* Task goal:
Repeat exactly and only the lines from the line containing "Write the Altair code for this chart." through the line containing "import pandas as pd", both included.

* Records shown:

— start —

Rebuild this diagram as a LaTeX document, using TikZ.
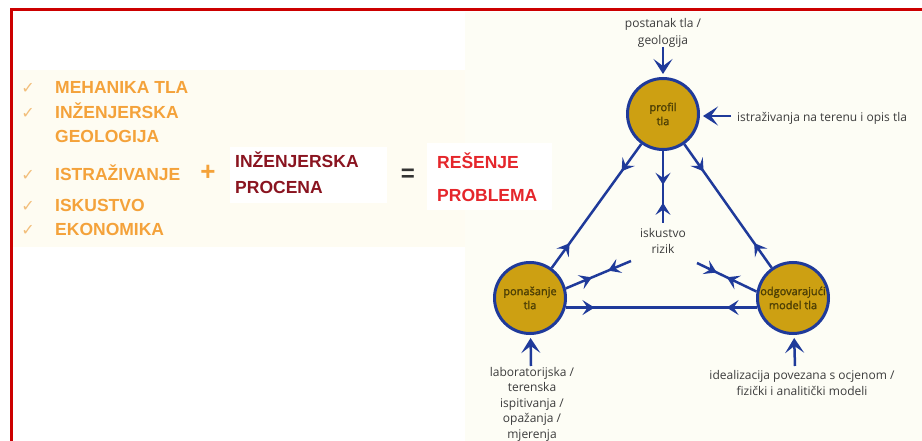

— end —
— start —

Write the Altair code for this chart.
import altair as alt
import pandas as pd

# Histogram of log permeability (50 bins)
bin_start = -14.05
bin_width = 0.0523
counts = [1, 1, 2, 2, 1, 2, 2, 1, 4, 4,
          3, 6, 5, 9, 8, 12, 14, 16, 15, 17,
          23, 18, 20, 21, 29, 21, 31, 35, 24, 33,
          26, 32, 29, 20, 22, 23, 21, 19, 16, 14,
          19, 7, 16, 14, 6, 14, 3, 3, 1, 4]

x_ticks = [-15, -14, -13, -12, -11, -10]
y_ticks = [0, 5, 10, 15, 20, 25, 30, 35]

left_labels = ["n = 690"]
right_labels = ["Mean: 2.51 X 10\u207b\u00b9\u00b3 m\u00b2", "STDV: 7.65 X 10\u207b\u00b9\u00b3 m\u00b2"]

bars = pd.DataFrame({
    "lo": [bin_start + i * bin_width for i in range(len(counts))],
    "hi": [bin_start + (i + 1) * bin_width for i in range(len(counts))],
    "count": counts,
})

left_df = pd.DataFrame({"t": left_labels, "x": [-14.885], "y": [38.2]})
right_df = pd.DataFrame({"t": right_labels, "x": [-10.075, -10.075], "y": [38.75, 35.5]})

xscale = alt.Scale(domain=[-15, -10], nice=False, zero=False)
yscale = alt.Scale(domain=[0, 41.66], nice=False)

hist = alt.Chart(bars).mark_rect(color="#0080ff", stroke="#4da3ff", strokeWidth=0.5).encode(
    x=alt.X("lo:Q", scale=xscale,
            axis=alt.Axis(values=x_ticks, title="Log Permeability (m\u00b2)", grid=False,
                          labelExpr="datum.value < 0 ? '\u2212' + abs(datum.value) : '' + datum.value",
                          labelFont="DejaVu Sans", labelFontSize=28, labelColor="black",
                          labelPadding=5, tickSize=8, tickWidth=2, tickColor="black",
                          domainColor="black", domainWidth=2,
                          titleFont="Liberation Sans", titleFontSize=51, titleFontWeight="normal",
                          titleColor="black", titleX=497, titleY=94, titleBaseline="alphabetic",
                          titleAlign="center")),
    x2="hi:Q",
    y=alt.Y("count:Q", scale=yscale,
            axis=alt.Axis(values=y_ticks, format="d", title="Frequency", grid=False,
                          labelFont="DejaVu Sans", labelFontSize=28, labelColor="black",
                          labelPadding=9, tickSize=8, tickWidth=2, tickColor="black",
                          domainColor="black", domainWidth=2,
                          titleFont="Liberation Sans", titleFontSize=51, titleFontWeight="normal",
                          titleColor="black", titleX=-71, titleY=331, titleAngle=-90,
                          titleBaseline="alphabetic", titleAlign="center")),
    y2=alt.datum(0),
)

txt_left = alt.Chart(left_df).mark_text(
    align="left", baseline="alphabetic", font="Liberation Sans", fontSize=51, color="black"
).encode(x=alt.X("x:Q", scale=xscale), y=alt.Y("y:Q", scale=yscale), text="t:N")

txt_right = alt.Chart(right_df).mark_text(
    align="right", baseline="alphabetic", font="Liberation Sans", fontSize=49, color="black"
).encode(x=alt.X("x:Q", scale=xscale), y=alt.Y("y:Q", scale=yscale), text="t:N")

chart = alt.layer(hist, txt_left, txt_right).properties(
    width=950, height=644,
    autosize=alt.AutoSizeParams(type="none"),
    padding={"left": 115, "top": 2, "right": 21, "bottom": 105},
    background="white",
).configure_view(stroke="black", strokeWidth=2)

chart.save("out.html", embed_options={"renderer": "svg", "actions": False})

— end —

* Answer below:
Write the Altair code for this chart.
import altair as alt
import pandas as pd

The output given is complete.